Turkish Cypriots on Monday honored 11 children massacred by the Greek Cypriot EOKA terrorist group on Aug.11, 1974, as part of an anti-Turkish campaign on the island.
The children, the youngest of whom was 3 years old and the oldest 17, whose remains were identified by the Committee on Missing Persons in Cyprus, were buried in individual graves with a state ceremony.
On Aug. 11, 1974, Greek Cypriots massacred Turkish Cypriot women and children in the villages of Muratağa and Sandallar, currently in the southeastern part of the Turkish Republic of Northern Cyprus (TRNC).
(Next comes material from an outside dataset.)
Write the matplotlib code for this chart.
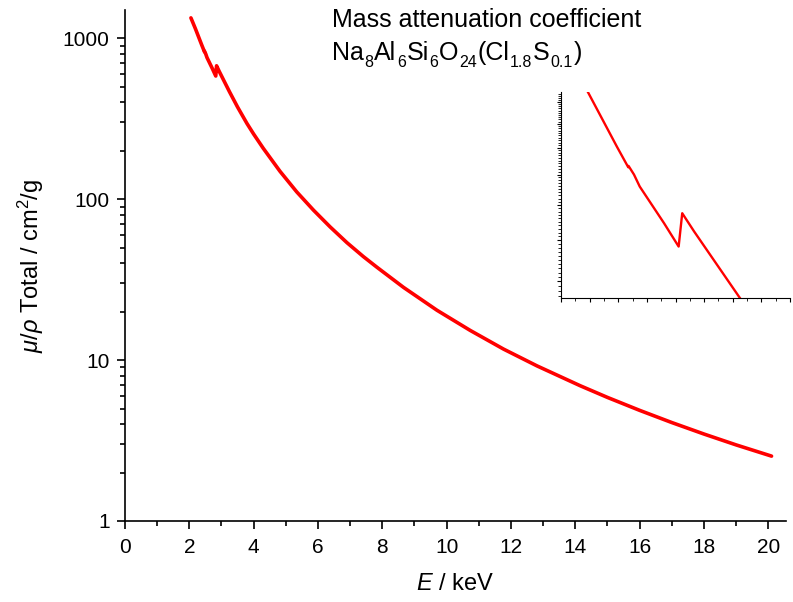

After 47 years, the process to identify the remains of the children, buried in a mass grave, has finally been completed.
Addressing the ceremony, TRNC President Ersin Tatar said they are all sorrowful. "They made no discrimination among women, children and babies, massacring innocent civilians. They believed they could exterminate us, but as we stand here before our martyrs, we say to the world that we will not return to pre-1974 conditions," he said.
"Turkey's active and effective guarantees must continue so that we may live freely, independently and in security. The presence of the Turkish Armed Forces is the sole security and assurance of the Turkish Cypriot people."
Tatar reiterated that Turkish Cypriots would never accept an imposed settlement or become a minority within a Greek Cypriot state.
During EOKA's terror campaign of the 1963 Christmas season, 374 Turkish Cypriots were killed, 109 Turkish villages were forced to evacuate, over 2,500 Turkish houses were severely damaged or demolished, and between 25,000 and 30,000 Turkish Cypriots became refugees, according to a U.N. report released on Sep. 10, 1964.
While Greece and the Greek Cypriot administration support a federation on Cyprus, Turkey and the Turkish Republic of Northern Cyprus (TRNC) insist on a two-state solution that reflects the realities on the island.
The island has been divided since 1964 when ethnic attacks forced the Turkish Cypriots to withdraw into enclaves for their safety. In 1974, a Greek Cypriot coup aiming at Greece's annexation led to Turkey's military intervention as a guarantor power. The Turkish Republic of Northern Cyprus was founded in 1983.
The Greek Cypriot administration, backed by Greece, became a member of the European Union in 2004, despite most Greek Cypriots rejecting a U.N. settlement plan in a referendum that year, which had envisaged a reunited Cyprus joining the European Union.